We performed computations of the outflow from an AGN accretion disk under the action of the radiation-pressure force. We show that for super-Eddington sources considered in this paper the outflow is likely very strong, higher for systems with higher black hole masses. We basically considered the solar metallicity of the wind material, but supersolar metallicity would yield even more vigorous outflow. Such an outflow can exceed the assumed inflow rate, at which point our model, assuming a stationary disk with a constant accretion rate does not provide a self-consistent description of the process anymore.

In principle, we could modify the model to account for the outflow of the BLR material (and the inflow since some clumps return to the accretion disk!) by solving a continuity equation iteratively. We would require in most cases much higher accretion rates at the outer edge of the disk than what is finally accreting onto a black hole since most of the material escapes without returning to the disk. However, such iterations are not easy to perform since the rise of the accretion rate in the first iteration shifts the entire escaping zone outwards, completely redistributing the velocity fields. It is not clear that the method will easily converge, it will be certainly very time-consuming, and it is currently beyond the scope of the current article.

On the other hand, it is important to make such an effort in the future. The observed outflows in AGN can be very massive but their launching radii are not well constrained. The best studied of the AGN outflow velocity fields come from CO kinematics, e.g., [77]. However, occasionally, we see there are signs of fuelling resolved at 10–20 pc, rather than the outflow, for a review, see [78]. Less luminous sources such as Seyfert 2 galaxy NGC 1433 are better resolved and mapped with the ALMA down to tens of parsecs [79], which shows the outflow rate of the order of $7M_{\odot }$y${}^{-1}$ but possibly connected to starburst and/or jet driving, and the outflow velocities are small (∼200 km s${}^{-1}$) in comparison with expectations from our model (>${10}^3$ km s${}^{-1}$). Perhaps more promising in the context of FRADO launching are constraints from the UV and X-ray observations. For example, X-ray studies of winds in MCG-03-58-007 with XMM-Newton and NuSTAR by Braito et al. [80] revealed wind velocities of the order of 0.07 to 0.2 c, which are varying in time, thus clearly originating closer to the nucleus, in the accretion disk. The source is, however, the heavily absorbed Seyfert 2 galaxy, thus no information on the BLR and on the true source of bolometric luminosity are then available. However, it may point towards the strong outflow being non-stationary, which would make the future modelling rather complex.
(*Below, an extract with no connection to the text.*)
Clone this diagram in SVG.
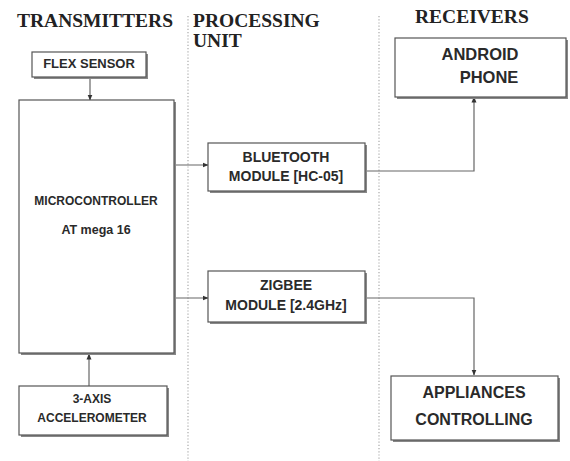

Furthermore, constraints from the Broad Absorption Line (BAL) quasars may be useful, if these sources are indeed viewed along the outflowing stream (M. H. Naddaf et al., in preparation).

5. Summary

We presented the results of non-hydrodynamical simulations of the dynamics of winds in super-Eddington accretion disks based on the FRADO model for a range of masses of the central supermassive black hole, specifically ranging from ${10}^7{M}_{\odot }$ up to ${10}^9{M}_{\odot }$. We found that the radiation pressure acting on dust can lead to the formation of funnel-shaped massive winds from the surface of the accretion disk. We calculated the amount of outflowing material in such cases and found that the strength of the outflow and consequently the strength of the mechanical feedback from the source to the host galaxy becomes progressively larger with the increase in central black-hole mass. The simulations were performed for the dust content of an AGN equivalent to the solar metallicity, hence more vigorous outflows can be expected for the cases with supersolar metallicities, which is highly likely in AGN.